◆ SET EXERCISE
Each line containing the word "React" needs to be copied.

--- START OF INFORMATION PROVIDED ---

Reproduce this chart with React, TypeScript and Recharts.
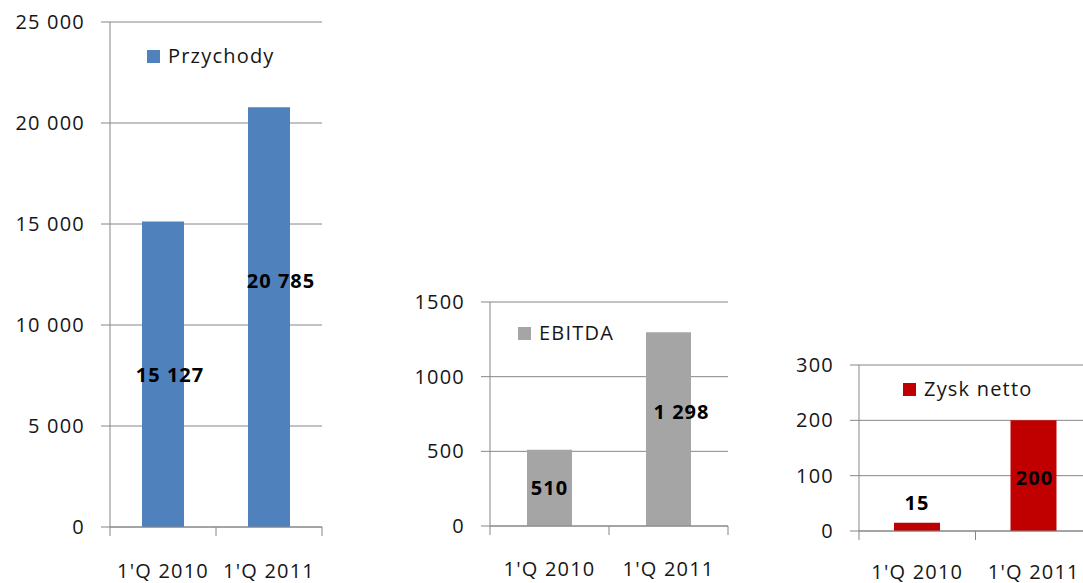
import React from 'react';
import { BarChart, Bar, XAxis, YAxis, CartesianGrid, Legend, LabelList } from 'recharts';

const quarters = ["1'Q 2010", "1'Q 2011"];
const przychody = [15127, 20785];
const ebitda = [510, 1298];
const zyskNetto = [15, 200];

const przychodyTicks = [0, 5000, 10000, 15000, 20000, 25000];
const ebitdaTicks = [0, 500, 1000, 1500];
const zyskTicks = [0, 100, 200, 300];

const GRID = '#868686';
const TEXT = '#161616';
const FONT = '"Open Sans", sans-serif';

// 15127 -> "15 127", 1298 -> "1 298"
const spaced = (v: number) => String(v).replace(/\B(?=(\d{3})+(?!\d))/g, ' ');

const XTick = (props: any) => {
  const { x, y, payload, index, band, labelGap } = props;
  return (
    <g>
      <line x1={x - band / 2} x2={x - band / 2} y1={y} y2={y + 9} stroke={GRID} />
      {index === quarters.length - 1 && (
        <line x1={x + band / 2} x2={x + band / 2} y1={y} y2={y + 9} stroke={GRID} />
      )}
      <text
        x={x}
        y={y + labelGap}
        textAnchor="middle"
        dominantBaseline="central"
        fill={TEXT}
        style={{ fontFamily: FONT, fontSize: 20, letterSpacing: 1.2 }}
      >
        {payload.value}
      </text>
    </g>
  );
};

const valueLabel = (nudges: number[][]) => (props: any) => {
  const { x, y, width, height, value, index } = props;
  const [dx, dy] = nudges[index] || [0, 0];
  const cy = height < 30 ? Number(y) - 20 : Number(y) + Number(height) / 2;
  return (
    <text
      x={Number(x) + Number(width) / 2 + dx}
      y={cy + dy}
      textAnchor="middle"
      dominantBaseline="central"
      fill="#000"
      style={{ fontFamily: FONT, fontSize: 20, fontWeight: 700, letterSpacing: 1 }}
    >
      {spaced(value)}
    </text>
  );
};

interface PanelProps {
  name: string;
  color: string;
  values: number[];
  ticks: number[];
  tickFormat: (v: number) => string;
  left: number;
  top: number;
  width: number;
  height: number;
  marginTop: number;
  marginRight: number;
  yWidth: number;
  xHeight: number;
  labelGap: number;
  barSize: number;
  legendLeft: number;
  legendTop: number;
  nudges: number[][];
}

function Panel(p: PanelProps) {
  const rows = quarters.map((q, i) => ({ quarter: q, value: p.values[i] }));
  const band = (p.width - p.yWidth - p.marginRight) / quarters.length;
  return (
    <div style={{ position: 'absolute', left: p.left, top: p.top }}>
      <BarChart
        width={p.width}
        height={p.height}
        data={rows}
        margin={{ top: p.marginTop, right: p.marginRight, bottom: 0, left: 0 }}
      >
        <CartesianGrid vertical={false} stroke={GRID} />
        <XAxis
          dataKey="quarter"
          height={p.xHeight}
          axisLine={{ stroke: GRID }}
          tickLine={false}
          tickSize={0}
          tickMargin={0}
          interval={0}
          tick={(t: any) => <XTick {...t} band={band} labelGap={p.labelGap} />}
        />
        <YAxis
          width={p.yWidth}
          domain={[p.ticks[0], p.ticks[p.ticks.length - 1]]}
          ticks={p.ticks}
          interval={0}
          tickFormatter={p.tickFormat}
          axisLine={{ stroke: GRID }}
          tickLine={{ stroke: GRID }}
          tickSize={9}
          tickMargin={16}
          tick={{ fill: TEXT, fontSize: 20, fontFamily: FONT, letterSpacing: 1.2 }}
        />
        <Legend
          layout="horizontal"
          verticalAlign="middle"
          align="center"
          wrapperStyle={{ left: p.legendLeft, top: p.legendTop, width: 'auto' }}
          content={() => (
            <div style={{ display: 'flex', alignItems: 'center', fontFamily: FONT, fontSize: 20, letterSpacing: 1.2, color: TEXT, lineHeight: '24px' }}>
              <span style={{ width: 13, height: 13, background: p.color, display: 'inline-block', marginRight: 8 }} />
              <span>{p.name}</span>
            </div>
          )}
        />
        <Bar dataKey="value" name={p.name} fill={p.color} barSize={p.barSize} isAnimationActive={false}>
          <LabelList dataKey="value" content={valueLabel(p.nudges)} />
        </Bar>
      </BarChart>
    </div>
  );
}

export default function App() {
  return (
    <div style={{ position: 'absolute', left: 0, top: 0, width: 1083, height: 583, overflow: 'hidden', background: '#fff' }}>
      <Panel
        name="Przychody"
        color="#4F81BD"
        values={przychody}
        ticks={przychodyTicks}
        tickFormat={spaced}
        left={0}
        top={0}
        width={340}
        height={583}
        marginTop={22}
        marginRight={18}
        yWidth={110}
        xHeight={56}
        labelGap={43}
        barSize={42}
        legendLeft={147}
        legendTop={44}
        nudges={[[7, 0], [12, -37]]}
      />
      <Panel
        name="EBITDA"
        color="#A5A5A5"
        values={ebitda}
        ticks={ebitdaTicks}
        tickFormat={(v) => String(v)}
        left={380}
        top={280}
        width={360}
        height={303}
        marginTop={22}
        marginRight={12}
        yWidth={110}
        xHeight={57}
        labelGap={42}
        barSize={45}
        legendLeft={138}
        legendTop={41}
        nudges={[[0, 0], [13, -18]]}
      />
      <Panel
        name="Zysk netto"
        color="#C00000"
        values={zyskNetto}
        ticks={zyskTicks}
        tickFormat={(v) => String(v)}
        left={760}
        top={340}
        width={340}
        height={243}
        marginTop={25}
        marginRight={8}
        yWidth={99}
        xHeight={52}
        labelGap={40}
        barSize={46}
        legendLeft={143}
        legendTop={37}
        nudges={[[0, 0], [1, 2]]}
      />
    </div>
  );
}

--- END OF INFORMATION PROVIDED ---

◆ CORRECT RESPONSE
Reproduce this chart with React, TypeScript and Recharts.
import React from 'react';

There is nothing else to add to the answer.